--- BEGIN Information provided ---
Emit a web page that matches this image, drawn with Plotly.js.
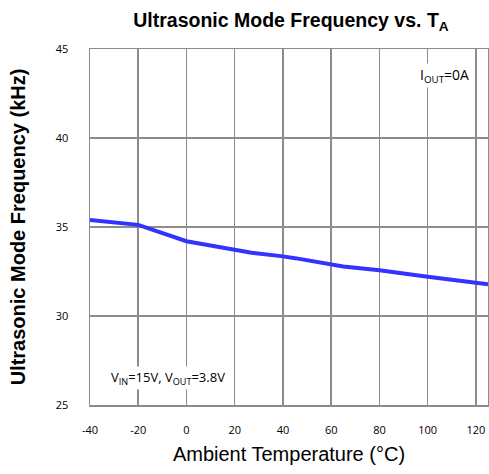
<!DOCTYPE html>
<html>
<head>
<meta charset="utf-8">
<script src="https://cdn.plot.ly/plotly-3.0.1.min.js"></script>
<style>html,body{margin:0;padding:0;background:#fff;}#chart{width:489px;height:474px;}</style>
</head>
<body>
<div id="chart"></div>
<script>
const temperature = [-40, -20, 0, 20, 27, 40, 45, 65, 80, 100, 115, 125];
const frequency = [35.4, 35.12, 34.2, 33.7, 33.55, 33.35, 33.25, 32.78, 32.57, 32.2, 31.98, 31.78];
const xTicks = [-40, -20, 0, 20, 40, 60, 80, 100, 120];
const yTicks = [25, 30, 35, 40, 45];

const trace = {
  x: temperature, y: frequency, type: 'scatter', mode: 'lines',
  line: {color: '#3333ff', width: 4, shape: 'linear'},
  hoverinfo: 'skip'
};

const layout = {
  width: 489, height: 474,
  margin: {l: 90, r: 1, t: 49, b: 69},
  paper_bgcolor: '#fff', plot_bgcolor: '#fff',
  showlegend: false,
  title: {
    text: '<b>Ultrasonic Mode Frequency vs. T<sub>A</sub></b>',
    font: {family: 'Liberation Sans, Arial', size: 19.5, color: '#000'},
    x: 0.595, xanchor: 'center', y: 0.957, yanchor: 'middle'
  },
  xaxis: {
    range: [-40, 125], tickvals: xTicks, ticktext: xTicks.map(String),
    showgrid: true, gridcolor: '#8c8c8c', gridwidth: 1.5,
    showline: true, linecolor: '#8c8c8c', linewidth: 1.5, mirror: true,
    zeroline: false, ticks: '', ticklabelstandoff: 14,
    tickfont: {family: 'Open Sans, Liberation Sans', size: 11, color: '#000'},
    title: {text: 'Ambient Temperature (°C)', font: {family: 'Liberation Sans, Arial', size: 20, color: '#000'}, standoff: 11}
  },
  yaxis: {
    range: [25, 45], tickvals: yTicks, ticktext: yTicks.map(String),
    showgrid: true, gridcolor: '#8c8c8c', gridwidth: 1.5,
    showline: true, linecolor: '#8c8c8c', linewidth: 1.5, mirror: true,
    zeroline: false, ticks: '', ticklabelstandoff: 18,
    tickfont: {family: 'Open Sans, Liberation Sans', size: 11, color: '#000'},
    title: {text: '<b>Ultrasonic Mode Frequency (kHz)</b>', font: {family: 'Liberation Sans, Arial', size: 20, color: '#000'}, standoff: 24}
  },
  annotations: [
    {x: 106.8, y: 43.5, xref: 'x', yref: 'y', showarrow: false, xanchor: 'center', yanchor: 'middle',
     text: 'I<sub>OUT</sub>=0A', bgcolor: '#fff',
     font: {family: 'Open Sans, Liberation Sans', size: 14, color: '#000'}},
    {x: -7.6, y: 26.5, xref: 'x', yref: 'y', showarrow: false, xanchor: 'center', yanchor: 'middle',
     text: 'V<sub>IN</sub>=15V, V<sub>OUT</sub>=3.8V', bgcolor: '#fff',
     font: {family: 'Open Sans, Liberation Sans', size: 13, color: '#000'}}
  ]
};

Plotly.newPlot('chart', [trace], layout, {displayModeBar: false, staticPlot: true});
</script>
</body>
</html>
--- END Information provided ---
• **The task**
Write out the material above again, word for word, minus its pictures.

• **Answer for the task**
Emit a web page that matches this image, drawn with Plotly.js.
<!DOCTYPE html>
<html>
<head>
<meta charset="utf-8">
<script src="https://cdn.plot.ly/plotly-3.0.1.min.js"></script>
<style>html,body{margin:0;padding:0;background:#fff;}#chart{width:489px;height:474px;}</style>
</head>
<body>
<div id="chart"></div>
<script>
const temperature = [-40, -20, 0, 20, 27, 40, 45, 65, 80, 100, 115, 125];
const frequency = [35.4, 35.12, 34.2, 33.7, 33.55, 33.35, 33.25, 32.78, 32.57, 32.2, 31.98, 31.78];
const xTicks = [-40, -20, 0, 20, 40, 60, 80, 100, 120];
const yTicks = [25, 30, 35, 40, 45];

const trace = {
  x: temperature, y: frequency, type: 'scatter', mode: 'lines',
  line: {color: '#3333ff', width: 4, shape: 'linear'},
  hoverinfo: 'skip'
};

const layout = {
  width: 489, height: 474,
  margin: {l: 90, r: 1, t: 49, b: 69},
  paper_bgcolor: '#fff', plot_bgcolor: '#fff',
  showlegend: false,
  title: {
    text: '<b>Ultrasonic Mode Frequency vs. T<sub>A</sub></b>',
    font: {family: 'Liberation Sans, Arial', size: 19.5, color: '#000'},
    x: 0.595, xanchor: 'center', y: 0.957, yanchor: 'middle'
  },
  xaxis: {
    range: [-40, 125], tickvals: xTicks, ticktext: xTicks.map(String),
    showgrid: true, gridcolor: '#8c8c8c', gridwidth: 1.5,
    showline: true, linecolor: '#8c8c8c', linewidth: 1.5, mirror: true,
    zeroline: false, ticks: '', ticklabelstandoff: 14,
    tickfont: {family: 'Open Sans, Liberation Sans', size: 11, color: '#000'},
    title: {text: 'Ambient Temperature (°C)', font: {family: 'Liberation Sans, Arial', size: 20, color: '#000'}, standoff: 11}
  },
  yaxis: {
    range: [25, 45], tickvals: yTicks, ticktext: yTicks.map(String),
    showgrid: true, gridcolor: '#8c8c8c', gridwidth: 1.5,
    showline: true, linecolor: '#8c8c8c', linewidth: 1.5, mirror: true,
    zeroline: false, ticks: '', ticklabelstandoff: 18,
    tickfont: {family: 'Open Sans, Liberation Sans', size: 11, color: '#000'},
    title: {text: '<b>Ultrasonic Mode Frequency (kHz)</b>', font: {family: 'Liberation Sans, Arial', size: 20, color: '#000'}, standoff: 24}
  },
  annotations: [
    {x: 106.8, y: 43.5, xref: 'x', yref: 'y', showarrow: false, xanchor: 'center', yanchor: 'middle',
     text: 'I<sub>OUT</sub>=0A', bgcolor: '#fff',
     font: {family: 'Open Sans, Liberation Sans', size: 14, color: '#000'}},
    {x: -7.6, y: 26.5, xref: 'x', yref: 'y', showarrow: false, xanchor: 'center', yanchor: 'middle',
     text: 'V<sub>IN</sub>=15V, V<sub>OUT</sub>=3.8V', bgcolor: '#fff',
     font: {family: 'Open Sans, Liberation Sans', size: 13, color: '#000'}}
  ]
};

Plotly.newPlot('chart', [trace], layout, {displayModeBar: false, staticPlot: true});
</script>
</body>
</html>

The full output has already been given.